Le pharaon, ou Faro en anglais, est un jeu qui se déroule entre un banquier et un nombre illimité de joueurs appelés pontes, sur une table ovale recouverte de feutrine verte. Sur ce tapis est disposé en forme de U un exemplaire de chaque carte de l'As (qui compte comme le 1) au Roi. Le banquier joue avec un jeu entier composé de cinquante-deux cartes qu'il mélange. Il commence par brûler la première du paquet (ce qui signifie écarter cette carte, face visible, sans qu'elle ne soit prise en compte). Il désigne deux endroits (un à sa droite et un à sa gauche) qui correspondront aux emplacements "carte gagnante" et "carte perdante". Les pontes, à chaque tirage, peuvent miser sur un des dessins de cartes sur le tapis en disant s'ils pensent que la carte, quand elle sortira, sera une carte gagnante ou une carte perdante. Les joueurs peuvent retirer ou modifier leur mise à tout moment. Le banquier gagne la mise du ponte, lorsque la carte du ponte tombe dans l'emplacement carte perdante que le ponte avait misé sur une carte gagnante ou inversement. Le ponte gagne sa mise lorsque son pronostic était bon.

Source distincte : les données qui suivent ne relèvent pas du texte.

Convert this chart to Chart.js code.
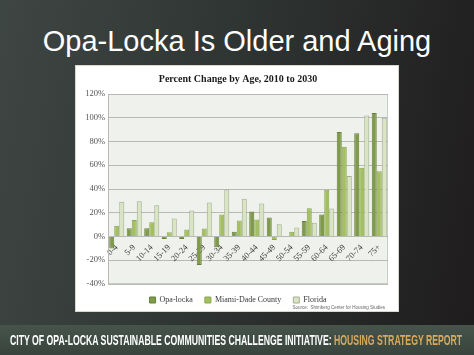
<!DOCTYPE html>
<html>
<head>
<meta charset="utf-8">
<script src="https://cdn.jsdelivr.net/npm/chart.js@4"></script>
<style>
  html, body { margin:0; padding:0; }
  body {
    width:474px; height:355px; overflow:hidden; position:relative;
    background: linear-gradient(100deg, #3e4643 0%, #2f3533 45%, #1f1c1d 100%);
    font-family: "Liberation Sans", Arial, sans-serif;
  }
  #title {
    position:absolute; left:0; width:474px; top:21px; text-align:center;
    color:#fff; font-size:29px; line-height:40px; white-space:nowrap;
  }
  #box {
    position:absolute; left:76px; top:66px; width:322px; height:245px;
    background:#fff; box-shadow: 0 0 0 1px #d8d8cf;
  }
  #c { position:absolute; left:0; top:0; }
  #source {
    position:absolute; right:13px; bottom:1px; font-size:4.5px; color:#666;
    font-family:"Liberation Sans", Arial, sans-serif;
  }
  #banner {
    position:absolute; left:0; top:325px; width:474px; height:30px;
    background: linear-gradient(180deg, #46544c 0%, #38443d 100%);
  }
  #bannerText {
    position:absolute; left:10px; top:6px; white-space:nowrap; transform-origin:0 0;
    font-family:"Liberation Sans Narrow", "Liberation Sans", Arial, sans-serif;
    font-weight:bold; font-size:15px; line-height:18px; color:#fff;
  }
  #bannerText span { color:#d8a95b; }
</style>
</head>
<body>
<div id="title">Opa-Locka Is Older and Aging</div>
<div id="box">
  <canvas id="c" width="326" height="249"></canvas>
  <div id="source">Source:&nbsp; Shimberg Center for Housing Studies</div>
</div>
<div id="banner"><div id="bannerText">CITY OF OPA-LOCKA SUSTAINABLE COMMUNITIES CHALLENGE INITIATIVE: <span>HOUSING STRATEGY REPORT</span></div></div>
<script>
const categories = ["0-4","5-9","10-14","15-19","20-24","25-29","30-34","35-39","40-44","45-49","50-54","55-59","60-64","65-69","70-74","75+"];
const opaLocka   = [-10, 7, 7, -2, -2, -24, -9, 4, 21, 16, 0.5, 13, 18.5, 88, 87, 104];
const miamiDade  = [9, 14, 12, 3.6, 6, 6.7, 18.5, 13.5, 14.3, -3, 3.9, 23.8, 39.3, 75.5, 58, 55];
const florida    = [29.2, 29.7, 26.4, 15.1, 21.9, 28.6, 39.6, 31.7, 27.8, 10.4, 7.6, 11.5, 23.6, 51, 101.8, 100];
const yTicks = { min: -40, max: 120, step: 20 };

// fit banner text width
(function(){
  const t = document.getElementById('bannerText');
  const w = t.scrollWidth;
  t.style.transform = 'scaleX(' + (452 / w) + ')';
})();

const plotBg = {
  id: 'plotBg',
  beforeDraw(chart) {
    const {ctx, chartArea:a} = chart;
    ctx.save();
    ctx.fillStyle = '#eff1ec';
    ctx.fillRect(a.left, a.top, a.right - a.left, a.bottom - a.top);
    ctx.strokeStyle = '#c9cbc5';
    ctx.lineWidth = 1;
    ctx.strokeRect(a.left + 0.5, a.top + 0.5, a.right - a.left - 1, a.bottom - a.top - 1);
    ctx.restore();
  }
};

new Chart(document.getElementById('c'), {
  type: 'bar',
  data: {
    labels: categories,
    datasets: [
      { label: 'Opa-locka', data: opaLocka, backgroundColor: '#7f9a48', borderColor: '#67803a', borderWidth: 1 },
      { label: 'Miami-Dade County', data: miamiDade, backgroundColor: '#a3bf60', borderColor: '#8aa64c', borderWidth: 1 },
      { label: 'Florida', data: florida, backgroundColor: '#d9e5c1', borderColor: '#a2ad92', borderWidth: 1 }
    ]
  },
  options: {
    responsive: false,
    animation: false,
    devicePixelRatio: 1,
    layout: { padding: { left: 0, right: 2, top: 0, bottom: 1 } },
    datasets: { bar: { categoryPercentage: 0.86, barPercentage: 1.0 } },
    plugins: {
      title: {
        display: true,
        text: 'Percent Change by Age, 2010 to 2030',
        color: '#1a1a1a',
        font: { family: '"Liberation Serif", serif', size: 10, weight: 'bold' },
        padding: { top: 7.5, bottom: 8.5 }
      },
      legend: {
        position: 'bottom',
        labels: {
          boxWidth: 6, boxHeight: 6, padding: 12,
          color: '#3a3a3a',
          font: { family: '"Liberation Serif", serif', size: 8 }
        }
      },
      tooltip: { enabled: false }
    },
    scales: {
      x: {
        position: { y: 0 },
        grid: { display: false, drawTicks: false },
        border: { display: false },
        ticks: {
          autoSkip: false, maxRotation: 45, minRotation: 45, padding: 6,
          color: '#404040',
          font: { family: '"Liberation Serif", serif', size: 8.5 }
        }
      },
      y: {
        min: yTicks.min, max: yTicks.max,
        afterFit(scale) { scale.width = 32; },
        grid: { color: '#b9bab5', drawTicks: false },
        border: { display: true, color: '#b9bab5' },
        ticks: {
          stepSize: yTicks.step, padding: 3,
          color: '#555',
          font: { family: '"Liberation Serif", serif', size: 8.5 },
          callback: v => v + '%'
        }
      },
      spacer: {
        type: 'linear', position: 'right', display: true,
        min: yTicks.min, max: yTicks.max,
        afterFit(scale) { scale.width = 12; },
        grid: { display: false, drawTicks: false },
        border: { display: false },
        ticks: { display: false }
      }
    }
  },
  plugins: [plotBg]
});
</script>
</body>
</html>
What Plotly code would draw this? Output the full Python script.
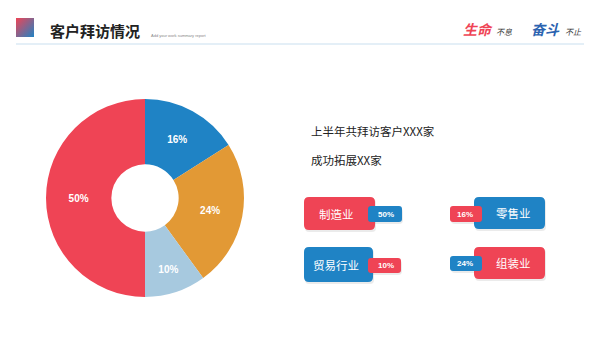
import plotly.graph_objects as go
import base64

# ---- data ----
categories = ["零售业", "组装业", "贸易行业", "制造业"]
values = [16, 24, 10, 50]
slice_colors = ["#1f83c5", "#e29935", "#a7c9df", "#ef4455"]

card_labels = ["制造业", "零售业", "贸易行业", "组装业"]
card_values = ["50%", "16%", "10%", "24%"]
title_text = "客户拜访情况"
subtitle_text = "Add your work summary report"
line1 = "上半年共拜访客户XXX家"
line2 = "成功拓展XX家"

RED = "#ef4455"
BLUE = "#1f83c5"
CJK = "Noto Sans CJK SC"

fig = go.Figure()

fig.add_trace(go.Pie(
    labels=categories, values=values, sort=False, direction="clockwise", rotation=0,
    hole=0.34, marker=dict(colors=slice_colors, line=dict(width=0)),
    texttemplate="%{percent:.0%}", textposition="inside", insidetextorientation="horizontal",
    textfont=dict(color="white", size=10, family="Liberation Sans, Arial", weight="bold"),
    domain=dict(x=[46/600, 244/600], y=[1-297/338, 1-99/338]),
    showlegend=False, hoverinfo="label+percent",
))

def rrect(x0, y0, x1, y1, r):
    return (f"M{x0+r},{y0} L{x1-r},{y0} Q{x1},{y0} {x1},{y0+r} L{x1},{y1-r} Q{x1},{y1} {x1-r},{y1} "
            f"L{x0+r},{y1} Q{x0},{y1} {x0},{y1-r} L{x0},{y0+r} Q{x0},{y0} {x0+r},{y0} Z")

shapes = []
annotations = []

# header line
shapes.append(dict(type="line", x0=16, x1=584, y0=44, y1=44, xref="x", yref="y",
                   line=dict(color="#dbeaf4", width=1.5)))

# cards: (big box, small box, big colour, small colour, small on right?)
cards = [
    ((304, 197, 375, 230), (368, 206, 402, 222), RED, BLUE),
    ((474, 197, 545, 229), (450, 206, 482, 222), BLUE, RED),
    ((304, 247, 373, 282), (368, 258, 401, 273), BLUE, RED),
    ((474, 247, 545, 279), (450, 256, 482, 271), RED, BLUE),
]
for i, (big, small, cbig, csmall) in enumerate(cards):
    # shadows
    for b in (big, small):
        shapes.append(dict(type="path", path=rrect(b[0]+1, b[1]+2, b[2]+1, b[3]+2, 4),
                           xref="x", yref="y", fillcolor="rgba(0,0,0,0.08)", line=dict(width=0)))
    shapes.append(dict(type="path", path=rrect(*big, 5), xref="x", yref="y",
                       fillcolor=cbig, line=dict(width=0)))
    shapes.append(dict(type="path", path=rrect(*small, 3), xref="x", yref="y",
                       fillcolor=csmall, line=dict(width=0)))
    # big label: centred in visible part of big box
    if small[0] > big[0] + 20:
        bx = (big[0] + small[0]) / 2
    else:
        bx = (small[2] + big[2]) / 2
    annotations.append(dict(x=bx, y=(big[1]+big[3])/2, xref="x", yref="y", text=card_labels[i],
                            showarrow=False, font=dict(family=CJK, size=11.5, color="white")))
    annotations.append(dict(x=(small[0]+small[2])/2 + (1 if small[0] > big[0] + 20 else -1),
                            y=(small[1]+small[3])/2, xref="x", yref="y",
                            text=card_values[i], showarrow=False,
                            font=dict(family="Liberation Sans, Arial", size=8, color="white", weight="bold")))

# title & texts
annotations += [
    dict(x=48, y=30, xref="x", yref="y", text=title_text, xanchor="left", showarrow=False,
         font=dict(family=CJK, size=15, color="#222222", weight="bold")),
    dict(x=149, y=35, xref="x", yref="y", text=subtitle_text, xanchor="left", showarrow=False,
         font=dict(family="Liberation Sans, Arial", size=4, color="#888888")),
    dict(x=461, y=29, xref="x", yref="y", text="<i><b>生命</b></i>", xanchor="left", showarrow=False,
         font=dict(family=CJK, size=14, color=RED)),
    dict(x=494, y=31, xref="x", yref="y", text="<i>不息</i>", xanchor="left", showarrow=False,
         font=dict(family=CJK, size=8, color="#333333")),
    dict(x=529, y=29, xref="x", yref="y", text="<i><b>奋斗</b></i>", xanchor="left", showarrow=False,
         font=dict(family=CJK, size=14, color="#2b63b0")),
    dict(x=563, y=31, xref="x", yref="y", text="<i>不止</i>", xanchor="left", showarrow=False,
         font=dict(family=CJK, size=8, color="#333333")),
    dict(x=309, y=131, xref="x", yref="y", text=line1, xanchor="left", showarrow=False,
         font=dict(family=CJK, size=11.5, color="#222222")),
    dict(x=309, y=160, xref="x", yref="y", text=line2, xanchor="left", showarrow=False,
         font=dict(family=CJK, size=11.5, color="#222222")),
]

svg = ('<svg xmlns="http://www.w3.org/2000/svg" width="18" height="19"><defs>'
       '<linearGradient id="g" x1="0" y1="0" x2="1" y2="1">'
       '<stop offset="0" stop-color="#ef4455"/><stop offset="1" stop-color="#1f83c5"/>'
       '</linearGradient></defs><rect width="18" height="19" fill="url(#g)"/></svg>')
src = "data:image/svg+xml;base64," + base64.b64encode(svg.encode()).decode()

fig.update_layout(
    width=600, height=338, margin=dict(l=0, r=0, t=0, b=0),
    paper_bgcolor="white", plot_bgcolor="white",
    xaxis=dict(range=[0, 600], visible=False, fixedrange=True),
    yaxis=dict(range=[338, 0], visible=False, fixedrange=True),
    shapes=shapes, annotations=annotations,
    images=[dict(source=src, xref="x", yref="y", x=16, y=18, sizex=18, sizey=19,
                 sizing="stretch", xanchor="left", yanchor="top", layer="above")],
    showlegend=False,
)

fig.write_html("out.html")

« Le banquier prend la moitié de ce que le ponte a mis sur la carte, lorsque dans une même taille, la carte du ponte vient deux fois – ce qui fait une partie de l’avantage du banquier. La dernière carte qui devrait être pour le ponte, n’est ni pour lui, ni pour le banquier – ce qui est encore un avantage pour le banquier » (Rémond de Montmort p. 77)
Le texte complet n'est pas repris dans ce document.